Matching the picture is a newly mixed – from original elements – 5.1 surround soundtrack that, while not as luxurious as Sleeping Beauty’s simply overwhelming new mix, really does open up the film and certainly beats the also included original mono track for the film. Be aware that the mono track seems to play by default, though even this sounds pretty neat until the occasional music cue distorts ever so slightly, though not to its detriment and only due to limitation of the source. But the new 5.1 is very crisp, with the most benefit going to Gerard Schurmann’s rather John Williams-ian music, now lush and spaciously affective. Unobtrusively building on what was originally provided, the new Dr Syn looks and sounds incredible. English subtitles are included.
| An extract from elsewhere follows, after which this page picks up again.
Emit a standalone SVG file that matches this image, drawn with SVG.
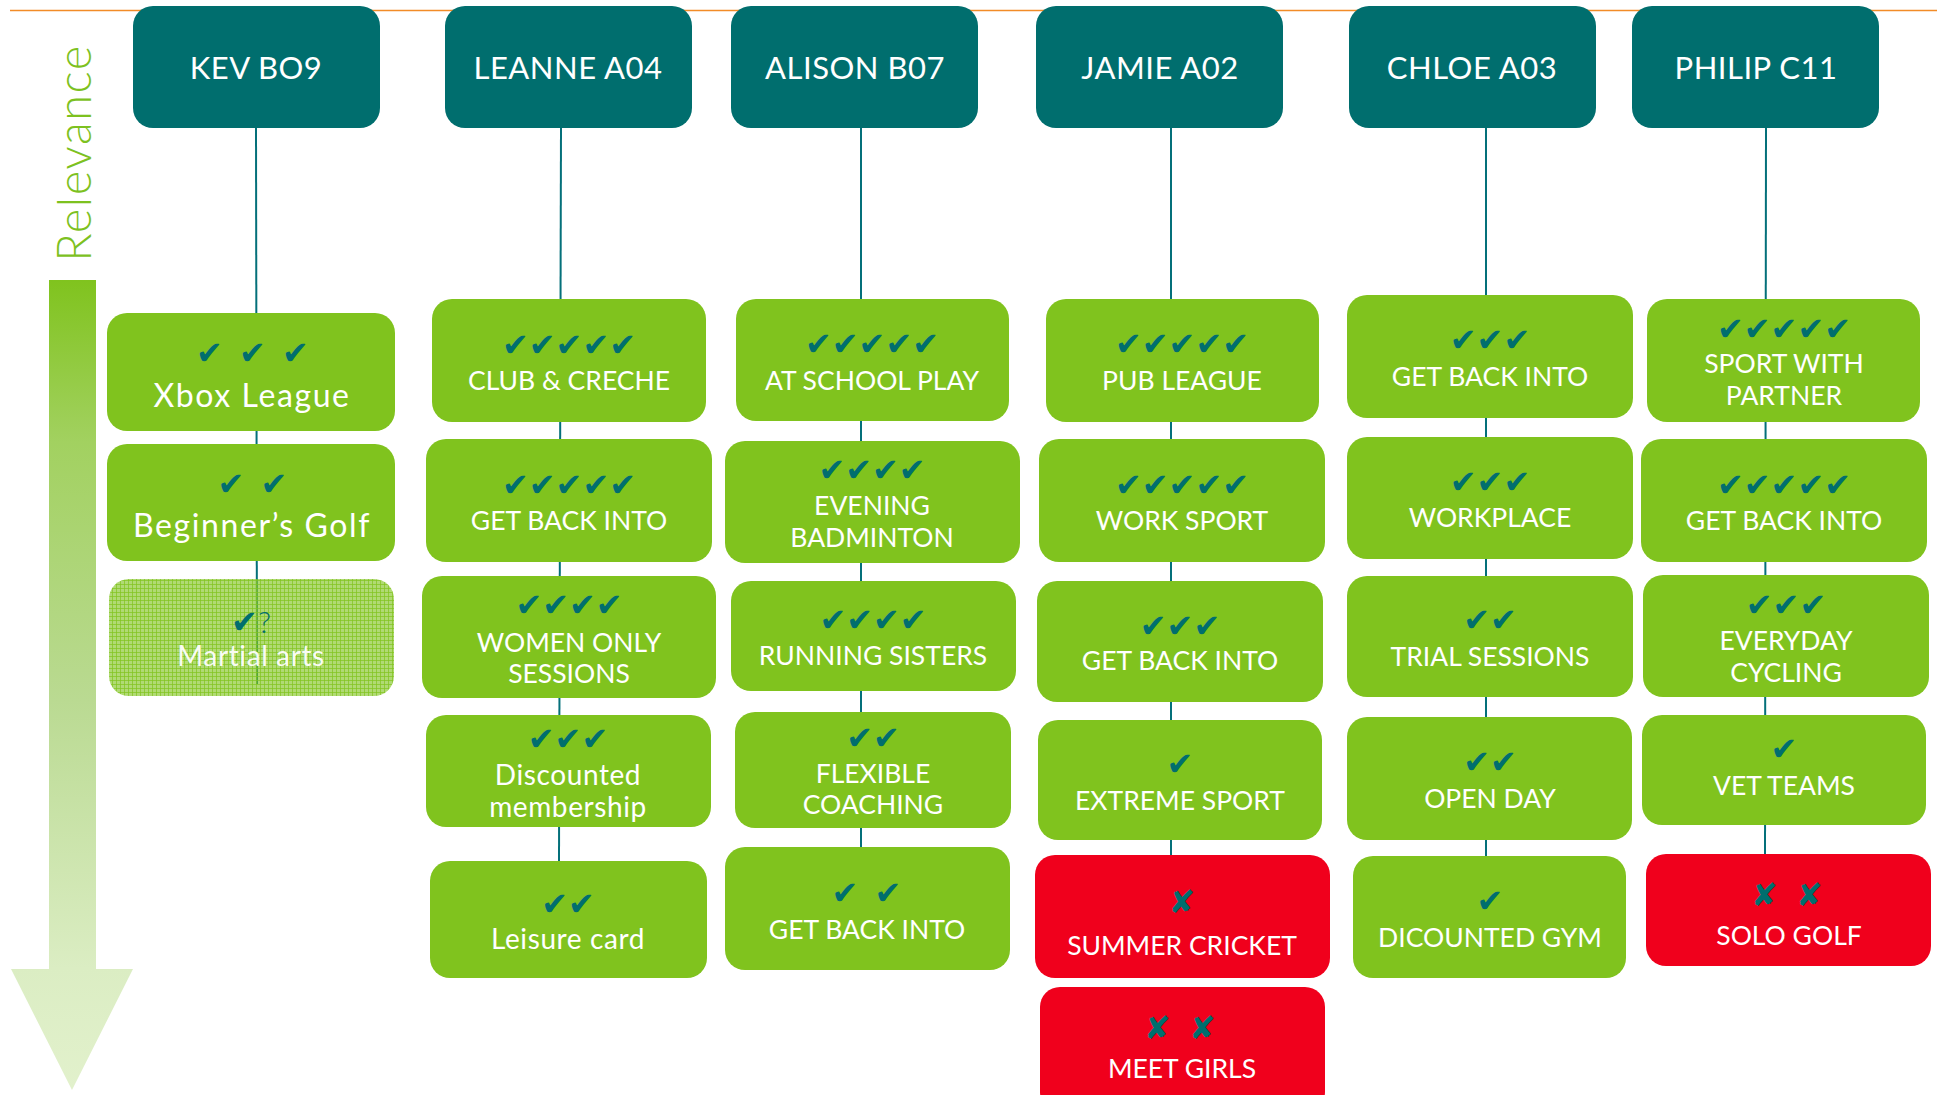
<svg xmlns="http://www.w3.org/2000/svg" width="1937" height="1095" viewBox="0 0 1937 1095">
  <defs>
    <linearGradient id="relevanceFade" x1="0" y1="280" x2="0" y2="1090" gradientUnits="userSpaceOnUse">
      <stop offset="0" stop-color="#80C31E"/>
      <stop offset="0.2" stop-color="#A2D160"/>
      <stop offset="0.52" stop-color="#BADA92"/>
      <stop offset="0.85" stop-color="#DBEDC3"/>
      <stop offset="1" stop-color="#E2F1CC"/>
    </linearGradient>
    <pattern id="tentative" width="4" height="4" patternUnits="userSpaceOnUse">
      <rect width="4" height="4" fill="#80C31E" fill-opacity="0.62"/>
      <path d="M0 0.5H4M0.5 0V4" stroke="#80C31E" stroke-width="1" stroke-opacity="0.7"/>
    </pattern>
    <style>
      .head rect { fill: #006E6E; }
      .head text { fill: #FFFFFF; font-family: Lato, "Open Sans", sans-serif; font-size: 31px; letter-spacing: 0.5px; text-anchor: middle; }
      .opt { fill: #80C31E; }
      .no { fill: #F0001C; }
      .maybe { fill: url(#tentative); }
      .chk { fill: #006E6E; font-family: "DejaVu Sans", sans-serif; font-size: 32px; text-anchor: middle; }
      .lbl { fill: #FFFFFF; font-family: Lato, "Open Sans", sans-serif; font-size: 26.5px; text-anchor: middle; }
      .lbl-mixed { fill: #FFFFFF; font-family: Lato, "Open Sans", sans-serif; font-size: 28px; text-anchor: middle; letter-spacing: 0.6px; }
      .lbl-big { fill: #FFFFFF; font-family: Lato, "Open Sans", sans-serif; font-size: 32px; text-anchor: middle; letter-spacing: 1.6px; }
      .link { stroke: #04707A; stroke-width: 2; fill: none; }
    </style>
  </defs>

  <rect width="1937" height="1095" fill="#FFFFFF"/>

  <!-- rule across the top -->
  <line x1="10" y1="10.5" x2="1937" y2="10.5" stroke="#F28C28" stroke-width="1.5"/>

  <!-- relevance scale -->
  <g id="relevance-scale">
    <polygon points="49,280 96,280 96,969 133,969 72,1090 11,969 49,969" fill="url(#relevanceFade)"/>
    <text transform="translate(91,153) rotate(-90)" x="0" y="0" fill="#7DC11F" font-family="Lato, 'Open Sans', sans-serif" font-size="47" font-weight="300" letter-spacing="1.5" text-anchor="middle">Relevance</text>
  </g>

  <!-- connectors: one spine per person -->
  <g id="connectors">
    <line class="link" x1="256" y1="128" x2="257" y2="684"/>
    <line class="link" x1="561" y1="128" x2="559" y2="862"/>
    <line class="link" x1="861" y1="128" x2="861" y2="848"/>
    <line class="link" x1="1171" y1="128" x2="1171" y2="856"/>
    <line class="link" x1="1486" y1="128" x2="1486" y2="857"/>
    <line class="link" x1="1766" y1="128" x2="1765" y2="855"/>
  </g>

  <!-- people -->
  <g id="p-kev" class="head"><rect x="133" y="6" width="247" height="122" rx="20"/><text x="256" y="79">KEV BO9</text></g>
  <g id="p-leanne" class="head"><rect x="445" y="6" width="247" height="122" rx="20"/><text x="568" y="79">LEANNE A04</text></g>
  <g id="p-alison" class="head"><rect x="731" y="6" width="247" height="122" rx="20"/><text x="855" y="79">ALISON B07</text></g>
  <g id="p-jamie" class="head"><rect x="1036" y="6" width="247" height="122" rx="20"/><text x="1160" y="79">JAMIE A02</text></g>
  <g id="p-chloe" class="head"><rect x="1349" y="6" width="247" height="122" rx="20"/><text x="1472" y="79">CHLOE A03</text></g>
  <g id="p-philip" class="head"><rect x="1632" y="6" width="247" height="122" rx="20"/><text x="1756" y="79">PHILIP C11</text></g>

  <!-- KEV -->
  <g id="kev-xbox">
    <rect class="opt" x="107" y="313" width="288" height="118" rx="20"/>
    <text class="chk" x="254" y="364" letter-spacing="3">✔&#160;✔&#160;✔</text>
    <text class="lbl-big" x="252" y="407">Xbox League</text>
  </g>
  <g id="kev-golf">
    <rect class="opt" x="107" y="444" width="288" height="117" rx="20"/>
    <text class="chk" x="254" y="495" letter-spacing="3">✔&#160;✔</text>
    <text class="lbl-big" x="252" y="537">Beginner’s Golf</text>
  </g>
  <g id="kev-martial">
    <rect class="maybe" x="109" y="579" width="285" height="117" rx="20"/>
    <text class="chk" x="251" y="633">✔<tspan font-family="Lato, sans-serif" font-size="30" font-weight="300">?</tspan></text>
    <text class="lbl-mixed" x="251" y="666" font-size="27" fill-opacity="0.95">Martial arts</text>
  </g>

  <!-- LEANNE -->
  <g id="leanne-club">
    <rect class="opt" x="432" y="299" width="274" height="123" rx="20"/>
    <text class="chk" x="569" y="356">✔✔✔✔✔</text>
    <text class="lbl" x="569" y="390">CLUB &amp; CRECHE</text>
  </g>
  <g id="leanne-getback">
    <rect class="opt" x="426" y="439" width="286" height="123" rx="20"/>
    <text class="chk" x="569" y="496">✔✔✔✔✔</text>
    <text class="lbl" x="569" y="530">GET BACK INTO</text>
  </g>
  <g id="leanne-women">
    <rect class="opt" x="422" y="576" width="294" height="122" rx="20"/>
    <text class="chk" x="569" y="616">✔✔✔✔</text>
    <text class="lbl" x="569" y="652">WOMEN ONLY</text>
    <text class="lbl" x="569" y="683">SESSIONS</text>
  </g>
  <g id="leanne-discount">
    <rect class="opt" x="426" y="715" width="285" height="112" rx="20"/>
    <text class="chk" x="568" y="750">✔✔✔</text>
    <text class="lbl-mixed" x="568" y="785">Discounted</text>
    <text class="lbl-mixed" x="568" y="817">membership</text>
  </g>
  <g id="leanne-leisure">
    <rect class="opt" x="430" y="861" width="277" height="117" rx="20"/>
    <text class="chk" x="568" y="915">✔✔</text>
    <text class="lbl-mixed" x="568" y="949">Leisure card</text>
  </g>

  <!-- ALISON -->
  <g id="alison-school">
    <rect class="opt" x="736" y="299" width="273" height="122" rx="20"/>
    <text class="chk" x="872" y="355">✔✔✔✔✔</text>
    <text class="lbl" x="872" y="390">AT SCHOOL PLAY</text>
  </g>
  <g id="alison-badminton">
    <rect class="opt" x="725" y="441" width="295" height="122" rx="20"/>
    <text class="chk" x="872" y="481">✔✔✔✔</text>
    <text class="lbl" x="872" y="515">EVENING</text>
    <text class="lbl" x="872" y="547">BADMINTON</text>
  </g>
  <g id="alison-running">
    <rect class="opt" x="731" y="581" width="285" height="110" rx="20"/>
    <text class="chk" x="873" y="631">✔✔✔✔</text>
    <text class="lbl" x="873" y="665">RUNNING SISTERS</text>
  </g>
  <g id="alison-coaching">
    <rect class="opt" x="735" y="712" width="276" height="116" rx="20"/>
    <text class="chk" x="873" y="749">✔✔</text>
    <text class="lbl" x="873" y="783">FLEXIBLE</text>
    <text class="lbl" x="873" y="814">COACHING</text>
  </g>
  <g id="alison-getback">
    <rect class="opt" x="725" y="847" width="285" height="123" rx="20"/>
    <text class="chk" x="868" y="904" letter-spacing="3">✔&#160;✔</text>
    <text class="lbl" x="867" y="939">GET BACK INTO</text>
  </g>

  <!-- JAMIE -->
  <g id="jamie-pub">
    <rect class="opt" x="1046" y="299" width="273" height="123" rx="20"/>
    <text class="chk" x="1182" y="355">✔✔✔✔✔</text>
    <text class="lbl" x="1182" y="390">PUB LEAGUE</text>
  </g>
  <g id="jamie-work">
    <rect class="opt" x="1039" y="439" width="286" height="123" rx="20"/>
    <text class="chk" x="1182" y="496">✔✔✔✔✔</text>
    <text class="lbl" x="1182" y="530">WORK SPORT</text>
  </g>
  <g id="jamie-getback">
    <rect class="opt" x="1037" y="581" width="286" height="121" rx="20"/>
    <text class="chk" x="1180" y="637">✔✔✔</text>
    <text class="lbl" x="1180" y="670">GET BACK INTO</text>
  </g>
  <g id="jamie-extreme">
    <rect class="opt" x="1038" y="720" width="284" height="120" rx="20"/>
    <text class="chk" x="1180" y="775">✔</text>
    <text class="lbl" x="1180" y="810">EXTREME SPORT</text>
  </g>
  <g id="jamie-cricket">
    <rect class="no" x="1035" y="855" width="295" height="123" rx="20"/>
    <text class="chk" x="1182" y="913" font-size="27">✘</text>
    <text class="lbl" x="1182" y="955">SUMMER CRICKET</text>
  </g>
  <g id="jamie-girls">
    <rect class="no" x="1040" y="987" width="285" height="125" rx="20"/>
    <text class="chk" x="1182" y="1039" font-size="27" letter-spacing="4">✘&#160;✘</text>
    <text class="lbl" x="1182" y="1078">MEET GIRLS</text>
  </g>

  <!-- CHLOE -->
  <g id="chloe-getback">
    <rect class="opt" x="1347" y="295" width="286" height="123" rx="20"/>
    <text class="chk" x="1490" y="351">✔✔✔</text>
    <text class="lbl" x="1490" y="386">GET BACK INTO</text>
  </g>
  <g id="chloe-workplace">
    <rect class="opt" x="1347" y="437" width="286" height="122" rx="20"/>
    <text class="chk" x="1490" y="493">✔✔✔</text>
    <text class="lbl" x="1490" y="527">WORKPLACE</text>
  </g>
  <g id="chloe-trial">
    <rect class="opt" x="1347" y="576" width="286" height="121" rx="20"/>
    <text class="chk" x="1490" y="631">✔✔</text>
    <text class="lbl" x="1490" y="666">TRIAL SESSIONS</text>
  </g>
  <g id="chloe-open">
    <rect class="opt" x="1347" y="717" width="285" height="123" rx="20"/>
    <text class="chk" x="1490" y="773">✔✔</text>
    <text class="lbl" x="1490" y="808">OPEN DAY</text>
  </g>
  <g id="chloe-gym">
    <rect class="opt" x="1353" y="856" width="273" height="122" rx="20"/>
    <text class="chk" x="1490" y="912">✔</text>
    <text class="lbl" x="1490" y="947">DICOUNTED GYM</text>
  </g>

  <!-- PHILIP -->
  <g id="philip-partner">
    <rect class="opt" x="1647" y="299" width="273" height="123" rx="20"/>
    <text class="chk" x="1784" y="340">✔✔✔✔✔</text>
    <text class="lbl" x="1784" y="373">SPORT WITH</text>
    <text class="lbl" x="1784" y="405">PARTNER</text>
  </g>
  <g id="philip-getback">
    <rect class="opt" x="1641" y="439" width="286" height="123" rx="20"/>
    <text class="chk" x="1784" y="496">✔✔✔✔✔</text>
    <text class="lbl" x="1784" y="530">GET BACK INTO</text>
  </g>
  <g id="philip-cycling">
    <rect class="opt" x="1643" y="575" width="286" height="122" rx="20"/>
    <text class="chk" x="1786" y="616">✔✔✔</text>
    <text class="lbl" x="1786" y="650">EVERYDAY</text>
    <text class="lbl" x="1786" y="682">CYCLING</text>
  </g>
  <g id="philip-vet">
    <rect class="opt" x="1642" y="715" width="284" height="110" rx="20"/>
    <text class="chk" x="1784" y="760">✔</text>
    <text class="lbl" x="1784" y="795">VET TEAMS</text>
  </g>
  <g id="philip-solo">
    <rect class="no" x="1646" y="854" width="285" height="112" rx="20"/>
    <text class="chk" x="1789" y="906" font-size="27" letter-spacing="4">✘&#160;✘</text>
    <text class="lbl" x="1789" y="945">SOLO GOLF</text>
  </g>
</svg>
This is a tough one to call. On one hand we’re looking at a fantastically entertaining and engrossing Disney production – provided in two versions that have been beautifully restored – but on the other this edition in the Treasures line is far from definitive, missing out a few very easy to include and natural supplements, and even dropping the ball on the ones that have been featured. I’ll have to go with the content of the main feature here and admit that I’m slightly biased as a Dr Syn fan. But this is perhaps the lightest and most unsatisfactory of the Treasures in the sparseness and accurateness of the supplements on offer…a major disappointment for what could have been a stand-out in the entire line. As such, I’m just glad to finally have both versions (but not the third!) on DVD looking and sounding so wonderful and, with those reservations, do recommend adding the set to your collections.